Here we will tell the story of the beginnings of our church and how we became what we are today.
Lake Park United Methodist Church is the result of the merger of Pioneer Memorial Church and 20th Street Church in 1954 into Lake Park Church and the merger of West Tenth Church with Lake Park into Lake Park United Methodist Church in 1968.
Pioneer Memorial Methodist Church began in 1881 when a Mission of the Methodist Episcopal Church, South was established meeting in a hall on 12th and Franklin Streets.
In 1883, the members, 27 in number, organized Asbury Methodist Church, South. The congregation moved to a YMCA building in the same year. In 1815, 1904, and 1912, the congregation outgrew successive buildings. The congregation became Pioneer Memorial Methodist Episcopal Church, South with its move to 37th and Telegraph where in 1917 a large sanctuary was built. The congregation became part of the California-Nevada Annual Conference of the Methodist Church in 1939 with denominational merger.
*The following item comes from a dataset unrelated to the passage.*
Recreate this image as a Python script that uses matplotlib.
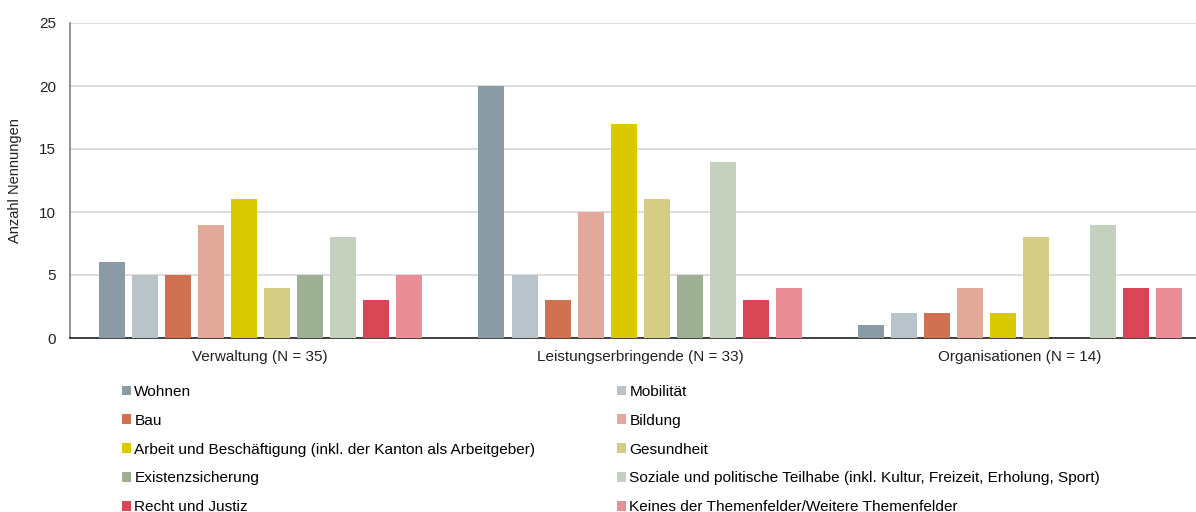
import matplotlib.pyplot as plt
import numpy as np
from matplotlib.patches import Patch

plt.rcParams["font.family"] = ["Liberation Sans", "DejaVu Sans"]
plt.rcParams["font.size"] = 11

gruppen = ["Verwaltung (N = 35)", "Leistungserbringende (N = 33)", "Organisationen (N = 14)"]
themen = [
    "Wohnen",
    "Mobilität",
    "Bau",
    "Bildung",
    "Arbeit und Beschäftigung (inkl. der Kanton als Arbeitgeber)",
    "Gesundheit",
    "Existenzsicherung",
    "Soziale und politische Teilhabe (inkl. Kultur, Freizeit, Erholung, Sport)",
    "Recht und Justiz",
    "Keines der Themenfelder/Weitere Themenfelder",
]
farben = [
    "#8a9ba5", "#b8c4ca", "#d07154", "#e2a899", "#d8c900",
    "#d6cd85", "#9db093", "#c5d0be", "#d94756", "#e98e96",
]

# Nennungen je Thema, pro Gruppe
verwaltung = [6, 5, 5, 9, 11, 4, 5, 8, 3, 5]
leistungserbringende = [20, 5, 3, 10, 17, 11, 5, 14, 3, 4]
organisationen = [1, 2, 2, 4, 2, 8, 0, 9, 4, 4]
werte = np.array([verwaltung, leistungserbringende, organisationen])

fig = plt.figure(figsize=(11.96, 5.12), dpi=100)
ax = fig.add_axes([70 / 1196, 1 - 338 / 512, 1 - 70 / 1196, 315 / 512])

x = np.arange(len(gruppen))
schritt = 33 / 380
breite = 26 / 380
for i, thema in enumerate(themen):
    ax.bar(
        x + (i - 4.5) * schritt, werte[:, i], width=breite,
        color=farben[i], edgecolor="none", label=thema, zorder=3,
    )

ax.set_xlim(-0.5, -0.5 + 1126 / 380)
ax.set_ylim(0, 25)
ax.set_yticks([0, 5, 10, 15, 20, 25])
ax.set_xticks(x)
ax.set_xticklabels(gruppen)
ax.tick_params(axis="both", length=0, labelsize=11, colors="#222222")
ax.tick_params(axis="y", pad=10)
ax.tick_params(axis="x", pad=9)
ax.grid(axis="y", color="#dddddd", linewidth=1.4, zorder=0)
ax.set_ylabel("Anzahl Nennungen", fontsize=10.5, labelpad=12, color="#222222")

for s in ["top", "right"]:
    ax.spines[s].set_visible(False)
ax.spines["left"].set_color("#808080")
ax.spines["left"].set_linewidth(1.2)
ax.spines["bottom"].set_color("#222222")
ax.spines["bottom"].set_linewidth(1.2)

# Legende zeilenweise (zwei Spalten)
reihenfolge = [0, 2, 4, 6, 8, 1, 3, 5, 7, 9]
handles = [Patch(facecolor=farben[i], edgecolor="none") for i in reihenfolge]
labels = [themen[i] for i in reihenfolge]
fig.legend(
    handles, labels, ncol=2, loc="upper left", bbox_to_anchor=(122 / 1196, 1 - 385 / 512),
    frameon=False, fontsize=11.1, handlelength=0.6, handleheight=0.6,
    handletextpad=0.2, labelspacing=0.96, columnspacing=5.3, borderaxespad=0, borderpad=0,
)

fig.savefig("out.png", dpi=100)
On June 24, 1954, Pioneer Memorial merged with Lake Park Methodist Church on Santa Clara Avenue.
Meanwhile, Twentieth Street Church and West Tenth Church had had been experiencing parallel histories.
In 1879, members of the First Methodist Episcopal Church, Oakland, began meeting in a home to hear the Gospel preached in Scandinavian languages.
In 1880, a small church was erected and served by a Swedish pastor. In 1883, the Norwegian and Danish members chose to incorporate their own church with nine charter members. In 1887 and 1893, growth required movement to larger sanctuaries. The final move was to Twentieth Street where the congregation worshiped for 42 years. In 1945, construction began for a new building on Santa Clara Avenue. The first worship service took place in the Fellowship Hall on Mother’s Day of 1946. The present facility was completed in 1952.
The new structure occasioned a new name, Lake Park Methodist Church. It was built during the pastorate of the Rev. Mr. David Hassel who retired in 1957 after 37 years of service.(This text is taken from an article in the California-Nevada United Methodist Reporter dated October 2, 1987 concerning the 100th
anniversary celebration of the Oakland Japanese Methodist Episcopal Church, later known as West Tenth Methodist Church).
The Japanese church grew out of a Japanese Bible study group know as the Fukuin Kai (Gospel Society) which had its roots in San Francisco. The Oakland Japanese Methodist Episcopal Church was formally established at Fifth and Brush Streets in 1887. In 1889, the OME Church was officially admitted into the Methodist Episcopal Conference and the Rev. Sokichi Doi was appointed its first pastor.
After the San Francisco earthquake in 1906, many Japanese moved to Oakland, creating the need for a larger church. A two-story, nine room house was purchased for $9,000 at the corner of West and 10th streets. This site became the home of West Tenth Methodist Church. Expansion culminated with
construction of Meader Hall, the educational building, in 1931.
In 1942, West Tenth Methodist Church was closed due to the evacuation of Japanese-Americans from the West Coast during World War II. One Hundred and Thirty-Five families stored their household goods n Meader Hall during this time. Another church rented the corner chapel and parsonage.
In 1945, the Rev. John Yamashita supervised the use of Meader Hall as a hostel for returning evacuees. The church helped relocate more than 3,000 persons during an 18-month period.
In 1967, West Tenth Methodist Church sold its property to the Oakland Redevelopment Agency to make way for the Acorn Project. Lake Park United Methodist Church, located at 281 Santa Clara Avenue allowed West Tenth Church to use its buildings until West Tenth could either build or purchase another
church. While the search was underway for a new location, Lake Park invited West Tenth to unite with it. The two churches officially merged on May 12, 1968.